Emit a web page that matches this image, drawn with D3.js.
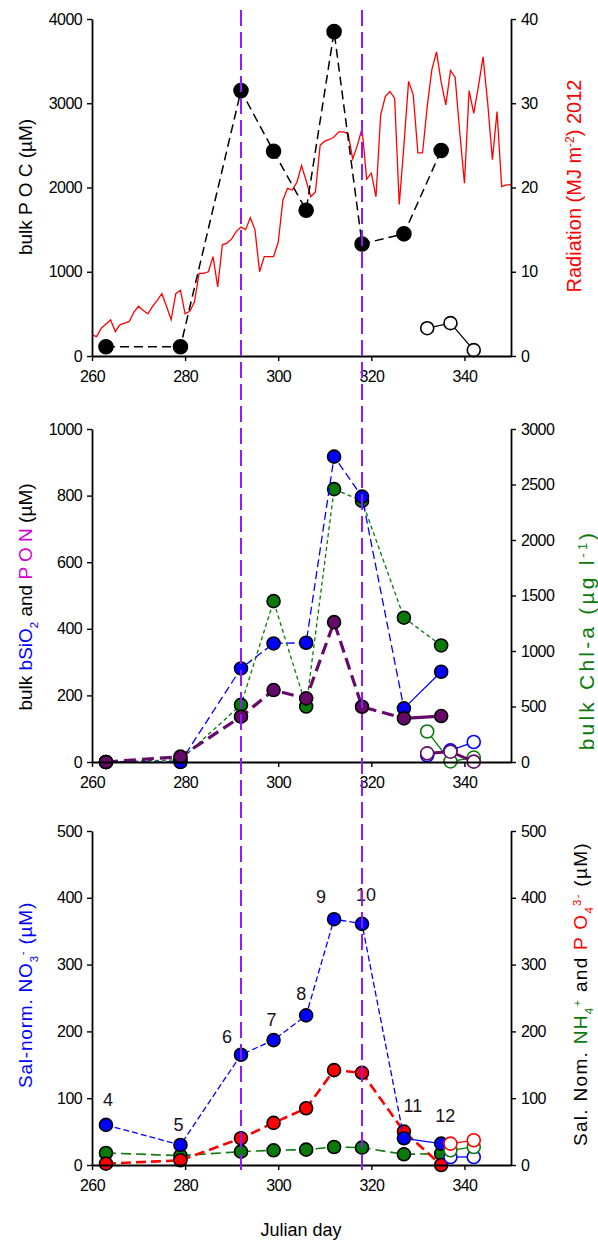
<!DOCTYPE html>
<html>
<head>
<meta charset="utf-8">
<script src="https://cdn.jsdelivr.net/npm/d3@7"></script>
<style>
  html, body { margin: 0; padding: 0; background: #fff; }
  svg { display: block; font-family: Arial, "Liberation Sans", sans-serif; }
  .tick text { font-size: 16px; letter-spacing: -0.6px; fill: #000; }
</style>
</head>
<body>
<svg id="chart" width="598" height="1240"></svg>
<script>
// Sampling days (Julian day) of the station series
const stationDays = [263, 279, 292, 299, 306, 312, 318, 327, 335];
const stationNames = ["4", "5", "6", "7", "8", "9", "10", "11", "12"];
const openDays = [332, 337, 342];
const openDaysNutrients = [337, 342];
const transitionDays = [292, 318];

// Panel 1: bulk POC (µM) and daily radiation (MJ m-2)
const pocFilled = [110, 110, 3150, 2430, 1730, 3850, 1330, 1450, 2440];
const pocOpen = [330, 390, 70];
const radiationStartDay = 260;
const radiation = [
  2.5, 2.3, 3.3, 3.8, 4.3, 2.9, 3.7, 3.9, 4.1, 5.2,
  5.9, 5.4, 5.0, 5.9, 6.6, 7.4, 5.9, 4.3, 7.4, 7.8,
  5.0, 5.3, 6.4, 9.8, 9.8, 10.0, 11.8, 8.2, 13.2, 13.4,
  13.9, 14.8, 15.3, 15.0, 16.4, 15.0, 10.0, 11.8, 11.8, 11.8,
  13.5, 18.5, 19.9, 19.7, 20.6, 22.6, 20.8, 18.9, 19.5, 25.0,
  25.5, 25.7, 26.0, 26.6, 26.6, 26.4, 23.4, 25.0, 27.0, 21.0,
  21.7, 18.9, 28.6, 30.8, 31.4, 30.6, 18.0, 25.0, 32.6, 31.0,
  24.1, 24.1, 29.6, 34.0, 36.1, 32.5, 29.8, 33.9, 33.1, 26.5,
  20.5, 31.5, 28.8, 32.0, 35.5, 30.0, 23.3, 29.0, 20.1, 20.3,
  20.3
];

// Panel 2: bulk bSiO2, PON (µM) and Chl-a (µg l-1)
const bsio2 = [0, 0, 281, 356, 358, 917, 797, 161, 271];
const bsio2Open = [20, 35, 60];
const pon = [0, 16, 136, 216, 191, 420, 166, 131, 138];
const ponOpen = [26, 31, 1];
const chla = [0, 20, 515, 1449, 500, 2458, 2352, 1300, 1050];
const chlaOpen = [275, 5, 40];

// Panel 3: salinity-normalised nutrients (µM)
const no3 = [60, 30, 165, 187, 224, 368, 361, 40, 32];
const no3Open = [12, 12];
const nh4 = [18, 14, 20, 22, 23, 27, 26, 16, 17];
const nh4Open = [22, 27];
const po4 = [2, 7, 40, 63, 85, 142, 138, 50, 0];
const po4Open = [32, 37];

// Axis ticks
const dayTicks = [260, 280, 300, 320, 340];
const pocTicks = [0, 1000, 2000, 3000, 4000];
const radTicks = [0, 10, 20, 30, 40];
const bulkTicks = [0, 200, 400, 600, 800, 1000];
const chlTicks = [0, 500, 1000, 1500, 2000, 2500, 3000];
const nutTicks = [0, 100, 200, 300, 400, 500];

const C = {
  blue: "#0000ff", green: "#0a7a0a", purple: "#650a68", red: "#ff0000",
  magenta: "#d400d4", violet: "#8c1cff", black: "#000"
};

const svg = d3.select("#chart");
const L = 92, R = 511;
const x = d3.scaleLinear().domain([260, 350]).range([L, R]);

const panels = [
  { top: 19, bottom: 356 },
  { top: 429, bottom: 762 },
  { top: 831, bottom: 1165 }
];

function range(a, b, s) { return d3.range(a, b + s / 2, s); }

function drawAxes(p, yl, yr, lTicks, lMinor, rTicks, rMinor) {
  const g = svg.append("g");
  const bx = g.append("g").attr("transform", `translate(0,${p.bottom})`);
  bx.call(d3.axisBottom(x).tickValues(range(260, 348, 4)).tickFormat("").tickSize(3).tickSizeOuter(0));
  bx.call(d3.axisBottom(x).tickValues(dayTicks).tickFormat(d3.format("d")).tickSize(5).tickPadding(10).tickSizeOuter(0));
  const lx = g.append("g").attr("transform", `translate(${L},0)`);
  lx.call(d3.axisLeft(yl).tickValues(lMinor).tickFormat("").tickSize(3).tickSizeOuter(0));
  lx.call(d3.axisLeft(yl).tickValues(lTicks).tickFormat(d3.format("d")).tickSize(5).tickPadding(5).tickSizeOuter(0));
  const rx = g.append("g").attr("transform", `translate(${R},0)`);
  rx.call(d3.axisRight(yr).tickValues(rMinor).tickFormat("").tickSize(3).tickSizeOuter(0));
  rx.call(d3.axisRight(yr).tickValues(rTicks).tickFormat(d3.format("d")).tickSize(5).tickPadding(5).tickSizeOuter(0));
  g.selectAll(".domain").attr("stroke", "#000").attr("stroke-width", 1.8);
  g.selectAll(".tick line").attr("stroke", "#000").attr("stroke-width", 1.4);
  g.selectAll(".tick text").attr("font-family", "Arial, 'Liberation Sans', sans-serif");
}

function series(xs, ys, yScale, opt) {
  const pts = xs.map((d, i) => [x(d), yScale(ys[i])]);
  if (opt.line !== false) {
    svg.append("path")
      .attr("d", d3.line()(opt.lineFrom ? pts.slice(0, opt.lineFrom) : pts))
      .attr("fill", "none")
      .attr("stroke", opt.stroke)
      .attr("stroke-width", opt.width || 1.3)
      .attr("stroke-dasharray", opt.dash || null);
  }
  if (opt.tail) {
    svg.append("path")
      .attr("d", d3.line()(pts.slice(-2)))
      .attr("fill", "none")
      .attr("stroke", opt.stroke)
      .attr("stroke-width", opt.width || 1.3);
  }
  svg.append("g").selectAll("circle").data(pts).join("circle")
    .attr("cx", d => d[0]).attr("cy", d => d[1])
    .attr("r", opt.r || 6.5)
    .attr("fill", opt.open ? "#fff" : opt.fill)
    .attr("stroke", opt.open ? opt.stroke : "#000")
    .attr("stroke-width", 1.6);
  return pts;
}

function vLabel(cx, cy, size, parts, fill, spacing) {
  const t = svg.append("text")
    .attr("transform", `translate(${cx},${cy}) rotate(-90)`)
    .attr("text-anchor", "middle").attr("dy", "0.35em")
    .attr("font-size", size).attr("fill", fill || "#000")
    .attr("letter-spacing", spacing || 0);
  parts.forEach(p => {
    const s = t.append("tspan").text(p.t).attr("fill", p.c || fill || "#000");
    if (p.sup) s.attr("baseline-shift", "super").attr("font-size", size * 0.6);
    if (p.sub) s.attr("baseline-shift", "sub").attr("font-size", size * 0.6);
  });
  return t;
}

// ---------- Panel 1 ----------
const p1 = panels[0];
const yPoc = d3.scaleLinear().domain([0, 4000]).range([p1.bottom, p1.top]);
const yRad = d3.scaleLinear().domain([0, 40]).range([p1.bottom, p1.top]);

svg.append("path")
  .attr("d", d3.line().x((d, i) => x(radiationStartDay + i)).y(d => yRad(d))(radiation))
  .attr("fill", "none").attr("stroke", C.red).attr("stroke-width", 1.3);

series(stationDays, pocFilled, yPoc, { stroke: C.black, fill: C.black, width: 1.5, dash: "9,5", r: 7 });
series(openDays, pocOpen, yPoc, { stroke: C.black, open: true, width: 1.3 });

drawAxes(p1, yPoc, yRad, pocTicks, range(0, 4000, 200), radTicks, range(0, 40, 2));
vLabel(25, 187, 19, [{ t: "bulk P O C (µM)" }]);
vLabel(574, 186, 20, [{ t: "Radiation (MJ m" }, { t: "-2", sup: true }, { t: ") 2012" }], C.red);

// ---------- Panel 2 ----------
const p2 = panels[1];
const yBulk = d3.scaleLinear().domain([0, 1000]).range([p2.bottom, p2.top]);
const yChl = d3.scaleLinear().domain([0, 3000]).range([p2.bottom, p2.top]);

series(stationDays, chla, yChl, { stroke: C.green, fill: C.green, width: 1.3, dash: "4,3" });
series(stationDays, bsio2, yBulk, { stroke: C.blue, fill: C.blue, width: 1.3, dash: "8,4", lineFrom: 8, tail: true });
series(stationDays, pon, yBulk, { stroke: C.purple, fill: C.purple, width: 3.2, dash: "12,6", lineFrom: 8, tail: true });
series(openDays, chlaOpen, yChl, { stroke: C.green, open: true });
series(openDays, bsio2Open, yBulk, { stroke: C.blue, open: true });
series(openDays, ponOpen, yBulk, { stroke: C.purple, open: true, width: 3 });

drawAxes(p2, yBulk, yChl, bulkTicks, range(0, 1000, 40), chlTicks, range(0, 3000, 100));
vLabel(25, 597, 19, [
  { t: "bulk " }, { t: "bSiO", c: C.blue }, { t: "2", sub: true, c: C.blue },
  { t: " and " }, { t: "P O N", c: C.magenta }, { t: " (µM)" }
]);
vLabel(587, 640, 21, [{ t: "bulk Chl-a (µg l" }, { t: "-1", sup: true }, { t: ")" }], C.green, 3.2);

// ---------- Panel 3 ----------
const p3 = panels[2];
const yNo3 = d3.scaleLinear().domain([0, 500]).range([p3.bottom, p3.top]);
const yNut = d3.scaleLinear().domain([0, 500]).range([p3.bottom, p3.top]);

series(stationDays, nh4, yNut, { stroke: C.green, fill: C.green, width: 1.6, dash: "10,5" });
series(stationDays, po4, yNut, { stroke: C.red, fill: C.red, width: 2.6, dash: "10,5" });
const no3Pts = series(stationDays, no3, yNo3, { stroke: C.blue, fill: C.blue, width: 1.3, dash: "6,3", lineFrom: 8, tail: true });
series(openDaysNutrients, no3Open, yNo3, { stroke: C.blue, open: true });
series(openDaysNutrients, nh4Open, yNut, { stroke: C.green, open: true });
series(openDaysNutrients, po4Open, yNut, { stroke: C.red, open: true });

drawAxes(p3, yNo3, yNut, nutTicks, range(0, 500, 20), nutTicks, range(0, 500, 20));

// station numbers above the nitrate points
const labelOffsets = [[2, -25], [-2, -20], [-14, -18], [-2, -20], [-5, -22], [-13, -22], [4, -29], [9, -33], [4, -28]];
svg.append("g").selectAll("text").data(stationNames).join("text")
  .attr("x", (d, i) => no3Pts[i][0] + labelOffsets[i][0])
  .attr("y", (d, i) => no3Pts[i][1] + labelOffsets[i][1])
  .attr("dy", "0.35em").attr("text-anchor", "middle")
  .attr("font-size", 18).attr("fill", "#1a1020")
  .text(d => d);

vLabel(25, 995, 19, [{ t: "Sal-norm. NO" }, { t: "3", sub: true }, { t: "-", sup: true }, { t: " (µM)" }], C.blue, 0.8);
vLabel(580, 994, 19, [
  { t: "Sal. Nom. " }, { t: "NH", c: C.green }, { t: "4", sub: true, c: C.green }, { t: "+", sup: true, c: C.green },
  { t: " and " }, { t: "P O", c: C.red }, { t: "4", sub: true, c: C.red }, { t: "3-", sup: true, c: C.red },
  { t: " (µM)" }
], "#000", 1.3);

svg.append("text").attr("x", 301).attr("y", 1236).attr("text-anchor", "middle")
  .attr("font-size", 18).text("Julian day");

// transition markers across all panels
svg.append("g").selectAll("line").data(transitionDays).join("line")
  .attr("x1", d => x(d)).attr("x2", d => x(d))
  .attr("y1", 10).attr("y2", 1170)
  .attr("stroke", C.violet).attr("stroke-width", 2)
  .attr("stroke-dasharray", "16,6");
</script>
</body>
</html>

________________________

Exercise instructions: Set down again, exactly, the lines of the material above from its first line to the one with "const transitionDays = [292, 318];", inclusive. Leave the pictures out.

Problem solution:
Emit a web page that matches this image, drawn with D3.js.
<!DOCTYPE html>
<html>
<head>
<meta charset="utf-8">
<script src="https://cdn.jsdelivr.net/npm/d3@7"></script>
<style>
  html, body { margin: 0; padding: 0; background: #fff; }
  svg { display: block; font-family: Arial, "Liberation Sans", sans-serif; }
  .tick text { font-size: 16px; letter-spacing: -0.6px; fill: #000; }
</style>
</head>
<body>
<svg id="chart" width="598" height="1240"></svg>
<script>
// Sampling days (Julian day) of the station series
const stationDays = [263, 279, 292, 299, 306, 312, 318, 327, 335];
const stationNames = ["4", "5", "6", "7", "8", "9", "10", "11", "12"];
const openDays = [332, 337, 342];
const openDaysNutrients = [337, 342];
const transitionDays = [292, 318];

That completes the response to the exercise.